Look through the data below and say how many of its lines contain "with", adding nothing else.

━━━━━━━━━━━━━━━━

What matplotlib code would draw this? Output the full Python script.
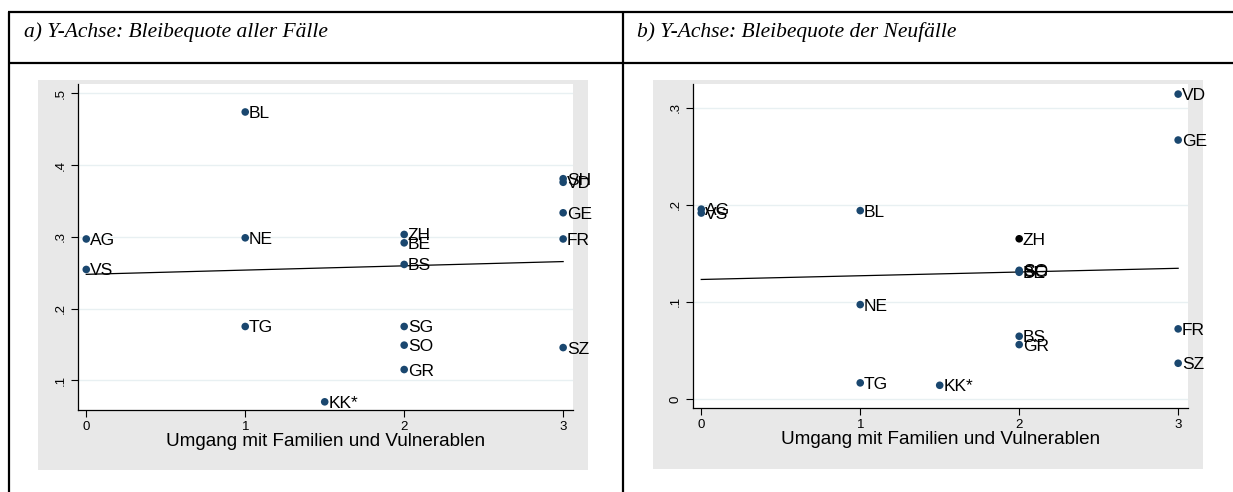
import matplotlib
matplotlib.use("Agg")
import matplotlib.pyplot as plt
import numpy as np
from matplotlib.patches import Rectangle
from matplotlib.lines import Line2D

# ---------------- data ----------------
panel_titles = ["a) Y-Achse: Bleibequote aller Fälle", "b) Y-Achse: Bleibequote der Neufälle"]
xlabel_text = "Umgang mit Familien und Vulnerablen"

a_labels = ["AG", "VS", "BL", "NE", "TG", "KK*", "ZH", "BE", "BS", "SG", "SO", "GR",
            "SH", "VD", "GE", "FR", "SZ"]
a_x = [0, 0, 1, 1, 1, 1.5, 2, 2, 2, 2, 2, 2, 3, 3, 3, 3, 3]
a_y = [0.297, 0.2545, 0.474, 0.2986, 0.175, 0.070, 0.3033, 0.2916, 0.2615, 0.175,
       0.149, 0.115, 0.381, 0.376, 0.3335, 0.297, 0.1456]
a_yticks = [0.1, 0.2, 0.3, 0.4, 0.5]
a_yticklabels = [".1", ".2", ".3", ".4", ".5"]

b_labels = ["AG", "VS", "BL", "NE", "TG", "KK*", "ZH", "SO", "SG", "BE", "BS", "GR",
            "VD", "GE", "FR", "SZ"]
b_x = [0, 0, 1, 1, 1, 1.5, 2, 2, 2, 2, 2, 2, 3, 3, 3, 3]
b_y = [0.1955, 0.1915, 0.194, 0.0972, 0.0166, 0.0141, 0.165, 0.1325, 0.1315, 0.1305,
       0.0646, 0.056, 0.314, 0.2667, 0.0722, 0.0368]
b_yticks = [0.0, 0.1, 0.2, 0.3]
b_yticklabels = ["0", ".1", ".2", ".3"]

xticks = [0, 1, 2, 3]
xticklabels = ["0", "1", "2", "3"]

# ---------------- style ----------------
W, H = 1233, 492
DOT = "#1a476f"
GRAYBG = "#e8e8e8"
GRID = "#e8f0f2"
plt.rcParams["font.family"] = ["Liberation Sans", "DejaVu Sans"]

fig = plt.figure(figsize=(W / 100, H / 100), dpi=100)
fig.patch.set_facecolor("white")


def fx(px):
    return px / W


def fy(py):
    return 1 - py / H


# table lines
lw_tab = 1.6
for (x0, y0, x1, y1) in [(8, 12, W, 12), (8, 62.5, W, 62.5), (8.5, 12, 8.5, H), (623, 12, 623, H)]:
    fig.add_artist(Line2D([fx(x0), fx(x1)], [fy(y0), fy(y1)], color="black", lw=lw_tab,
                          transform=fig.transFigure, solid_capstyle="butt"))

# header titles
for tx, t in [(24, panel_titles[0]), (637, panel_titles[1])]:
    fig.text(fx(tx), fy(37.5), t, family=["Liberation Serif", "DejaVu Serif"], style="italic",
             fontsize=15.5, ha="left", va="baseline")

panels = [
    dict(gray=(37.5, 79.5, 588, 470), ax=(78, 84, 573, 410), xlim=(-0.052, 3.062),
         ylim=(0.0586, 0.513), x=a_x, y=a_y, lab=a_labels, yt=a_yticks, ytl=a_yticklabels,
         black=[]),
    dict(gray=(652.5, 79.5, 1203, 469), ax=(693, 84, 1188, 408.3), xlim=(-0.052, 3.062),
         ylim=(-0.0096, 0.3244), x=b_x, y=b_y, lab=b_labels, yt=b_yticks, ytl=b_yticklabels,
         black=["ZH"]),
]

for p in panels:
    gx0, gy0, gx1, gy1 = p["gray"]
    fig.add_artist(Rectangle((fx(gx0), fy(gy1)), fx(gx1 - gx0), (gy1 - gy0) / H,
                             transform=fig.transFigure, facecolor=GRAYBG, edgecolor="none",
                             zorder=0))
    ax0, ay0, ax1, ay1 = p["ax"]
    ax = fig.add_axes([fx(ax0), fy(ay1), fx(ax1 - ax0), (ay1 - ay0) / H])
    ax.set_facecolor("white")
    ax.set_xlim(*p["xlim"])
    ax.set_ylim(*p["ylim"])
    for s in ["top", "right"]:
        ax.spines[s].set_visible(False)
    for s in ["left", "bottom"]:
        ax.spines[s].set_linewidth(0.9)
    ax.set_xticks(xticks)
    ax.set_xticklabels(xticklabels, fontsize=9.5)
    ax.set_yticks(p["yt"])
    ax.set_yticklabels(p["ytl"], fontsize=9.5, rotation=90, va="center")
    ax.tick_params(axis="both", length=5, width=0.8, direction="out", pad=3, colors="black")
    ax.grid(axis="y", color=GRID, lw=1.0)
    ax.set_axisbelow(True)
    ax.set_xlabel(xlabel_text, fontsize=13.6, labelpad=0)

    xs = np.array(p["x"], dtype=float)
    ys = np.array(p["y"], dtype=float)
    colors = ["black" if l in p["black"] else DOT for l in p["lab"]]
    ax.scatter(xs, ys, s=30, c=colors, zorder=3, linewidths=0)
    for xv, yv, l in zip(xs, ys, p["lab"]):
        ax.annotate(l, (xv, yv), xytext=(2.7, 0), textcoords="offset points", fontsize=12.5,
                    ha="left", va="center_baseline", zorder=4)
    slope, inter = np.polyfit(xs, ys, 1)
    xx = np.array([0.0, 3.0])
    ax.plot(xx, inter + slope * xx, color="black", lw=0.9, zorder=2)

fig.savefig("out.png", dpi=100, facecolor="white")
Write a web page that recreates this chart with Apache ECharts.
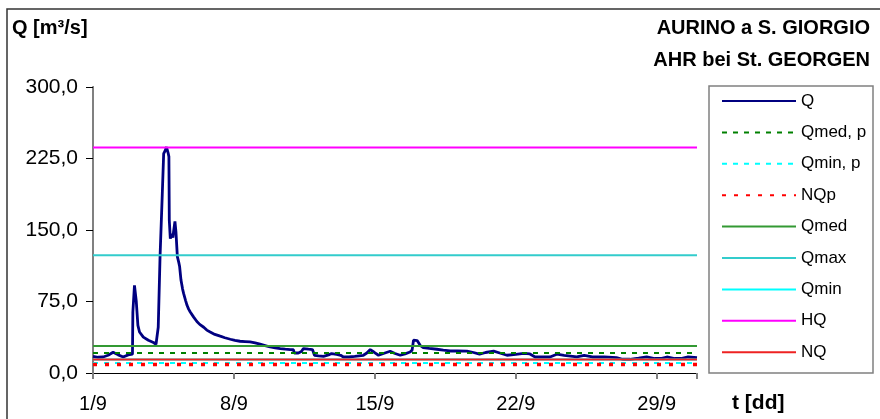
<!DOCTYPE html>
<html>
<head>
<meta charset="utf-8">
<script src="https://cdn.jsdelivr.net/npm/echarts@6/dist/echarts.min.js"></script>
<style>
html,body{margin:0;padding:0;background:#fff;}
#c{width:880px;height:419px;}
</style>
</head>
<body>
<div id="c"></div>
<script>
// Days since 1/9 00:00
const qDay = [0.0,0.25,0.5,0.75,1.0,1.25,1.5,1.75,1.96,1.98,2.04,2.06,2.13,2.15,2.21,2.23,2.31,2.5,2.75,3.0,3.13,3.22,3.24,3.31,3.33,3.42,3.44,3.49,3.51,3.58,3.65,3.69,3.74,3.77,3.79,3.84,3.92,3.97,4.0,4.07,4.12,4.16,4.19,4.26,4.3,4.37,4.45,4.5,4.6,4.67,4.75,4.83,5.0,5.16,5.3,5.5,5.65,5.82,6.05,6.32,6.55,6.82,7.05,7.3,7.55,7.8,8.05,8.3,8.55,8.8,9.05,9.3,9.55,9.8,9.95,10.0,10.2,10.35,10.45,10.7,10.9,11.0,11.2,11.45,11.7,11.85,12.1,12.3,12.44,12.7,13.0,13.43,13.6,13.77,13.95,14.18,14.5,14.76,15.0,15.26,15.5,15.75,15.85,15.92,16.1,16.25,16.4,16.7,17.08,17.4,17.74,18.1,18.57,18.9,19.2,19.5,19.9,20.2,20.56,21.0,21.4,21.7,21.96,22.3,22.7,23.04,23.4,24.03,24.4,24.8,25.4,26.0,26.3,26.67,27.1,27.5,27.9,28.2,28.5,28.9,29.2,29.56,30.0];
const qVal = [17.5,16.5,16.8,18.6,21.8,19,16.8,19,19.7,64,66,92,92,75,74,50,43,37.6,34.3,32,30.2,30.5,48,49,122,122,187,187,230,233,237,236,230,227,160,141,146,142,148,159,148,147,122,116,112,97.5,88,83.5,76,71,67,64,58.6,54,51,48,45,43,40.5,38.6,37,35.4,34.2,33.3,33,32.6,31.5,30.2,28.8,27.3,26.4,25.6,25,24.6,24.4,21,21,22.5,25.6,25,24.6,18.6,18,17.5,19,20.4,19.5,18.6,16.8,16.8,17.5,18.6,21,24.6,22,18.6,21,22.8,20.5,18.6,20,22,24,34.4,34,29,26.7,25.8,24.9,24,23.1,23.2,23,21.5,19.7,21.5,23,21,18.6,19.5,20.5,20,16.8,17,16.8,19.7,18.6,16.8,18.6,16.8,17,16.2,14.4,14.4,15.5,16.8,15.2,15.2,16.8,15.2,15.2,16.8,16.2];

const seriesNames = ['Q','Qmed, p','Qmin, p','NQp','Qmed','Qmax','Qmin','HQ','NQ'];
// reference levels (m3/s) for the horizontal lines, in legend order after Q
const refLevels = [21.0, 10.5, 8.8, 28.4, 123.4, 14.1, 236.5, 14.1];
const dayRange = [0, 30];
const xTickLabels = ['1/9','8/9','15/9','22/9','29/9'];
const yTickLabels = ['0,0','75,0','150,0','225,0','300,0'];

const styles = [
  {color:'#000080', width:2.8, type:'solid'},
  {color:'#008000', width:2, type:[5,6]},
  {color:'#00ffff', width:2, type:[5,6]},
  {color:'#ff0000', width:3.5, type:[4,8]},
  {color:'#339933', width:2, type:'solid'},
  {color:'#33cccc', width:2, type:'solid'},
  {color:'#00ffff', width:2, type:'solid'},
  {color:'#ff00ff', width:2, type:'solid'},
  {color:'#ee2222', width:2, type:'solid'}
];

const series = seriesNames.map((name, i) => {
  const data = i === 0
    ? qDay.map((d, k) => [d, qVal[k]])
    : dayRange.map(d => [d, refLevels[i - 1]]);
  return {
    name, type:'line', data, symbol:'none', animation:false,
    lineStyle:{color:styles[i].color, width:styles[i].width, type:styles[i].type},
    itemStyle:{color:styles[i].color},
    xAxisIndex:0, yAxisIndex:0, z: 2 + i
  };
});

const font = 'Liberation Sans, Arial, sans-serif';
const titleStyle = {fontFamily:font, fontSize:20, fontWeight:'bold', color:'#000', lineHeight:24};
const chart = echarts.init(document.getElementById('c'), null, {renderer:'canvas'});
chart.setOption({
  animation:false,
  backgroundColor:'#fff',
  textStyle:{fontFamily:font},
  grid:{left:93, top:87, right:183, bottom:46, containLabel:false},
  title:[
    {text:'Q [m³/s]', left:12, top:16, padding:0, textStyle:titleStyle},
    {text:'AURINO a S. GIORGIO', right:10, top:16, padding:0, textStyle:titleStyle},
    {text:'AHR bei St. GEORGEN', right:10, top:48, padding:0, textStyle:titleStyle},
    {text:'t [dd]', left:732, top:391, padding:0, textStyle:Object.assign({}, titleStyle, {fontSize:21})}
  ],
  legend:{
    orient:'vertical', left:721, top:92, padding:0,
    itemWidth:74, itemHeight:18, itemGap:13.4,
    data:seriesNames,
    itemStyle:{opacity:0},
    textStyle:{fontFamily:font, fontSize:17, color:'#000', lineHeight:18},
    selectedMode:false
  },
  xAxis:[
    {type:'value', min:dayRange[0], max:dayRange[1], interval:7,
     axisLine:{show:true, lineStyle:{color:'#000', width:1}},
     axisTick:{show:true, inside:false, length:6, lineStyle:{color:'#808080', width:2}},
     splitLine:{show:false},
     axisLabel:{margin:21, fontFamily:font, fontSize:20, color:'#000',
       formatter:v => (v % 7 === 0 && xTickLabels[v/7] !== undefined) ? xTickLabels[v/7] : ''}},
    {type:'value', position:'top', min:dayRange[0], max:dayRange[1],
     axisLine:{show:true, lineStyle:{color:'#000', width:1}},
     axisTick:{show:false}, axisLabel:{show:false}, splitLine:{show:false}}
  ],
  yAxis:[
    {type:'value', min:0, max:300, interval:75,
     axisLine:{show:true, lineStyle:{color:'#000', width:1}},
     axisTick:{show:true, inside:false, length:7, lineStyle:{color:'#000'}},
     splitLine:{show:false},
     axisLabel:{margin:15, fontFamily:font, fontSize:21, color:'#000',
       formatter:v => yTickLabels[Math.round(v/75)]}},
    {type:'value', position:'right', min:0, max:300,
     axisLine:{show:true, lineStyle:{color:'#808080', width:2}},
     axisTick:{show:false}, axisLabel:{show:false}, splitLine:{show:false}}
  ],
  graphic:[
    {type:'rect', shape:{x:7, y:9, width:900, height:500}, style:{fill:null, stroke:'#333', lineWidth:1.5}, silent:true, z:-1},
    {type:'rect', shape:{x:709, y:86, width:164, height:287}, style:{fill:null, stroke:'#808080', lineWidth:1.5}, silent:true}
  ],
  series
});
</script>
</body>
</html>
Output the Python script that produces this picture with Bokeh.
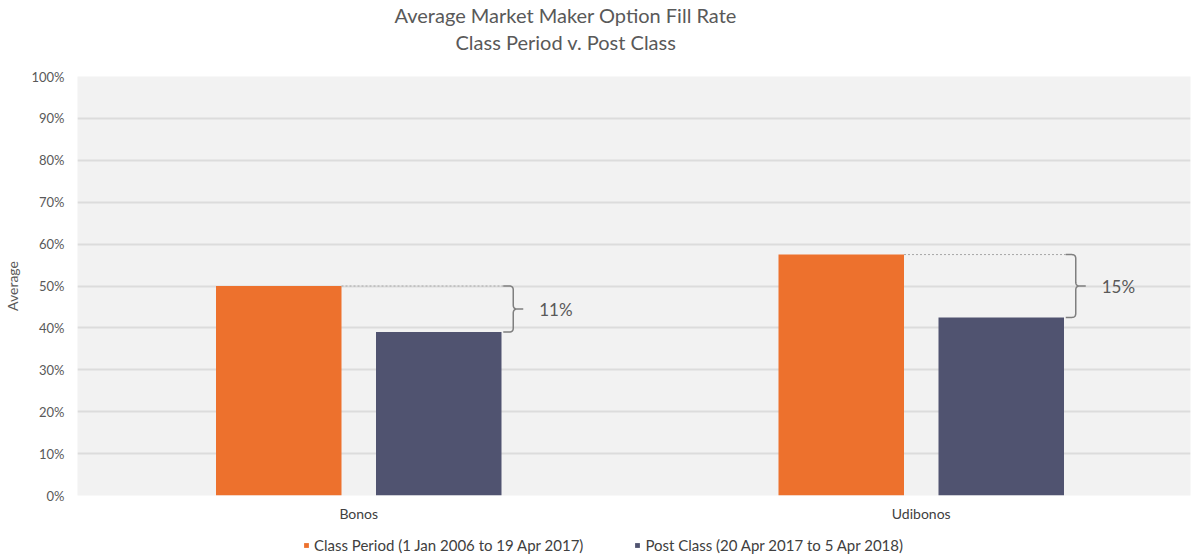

━━━━━━━━━━━━━━━━

> Reply: 2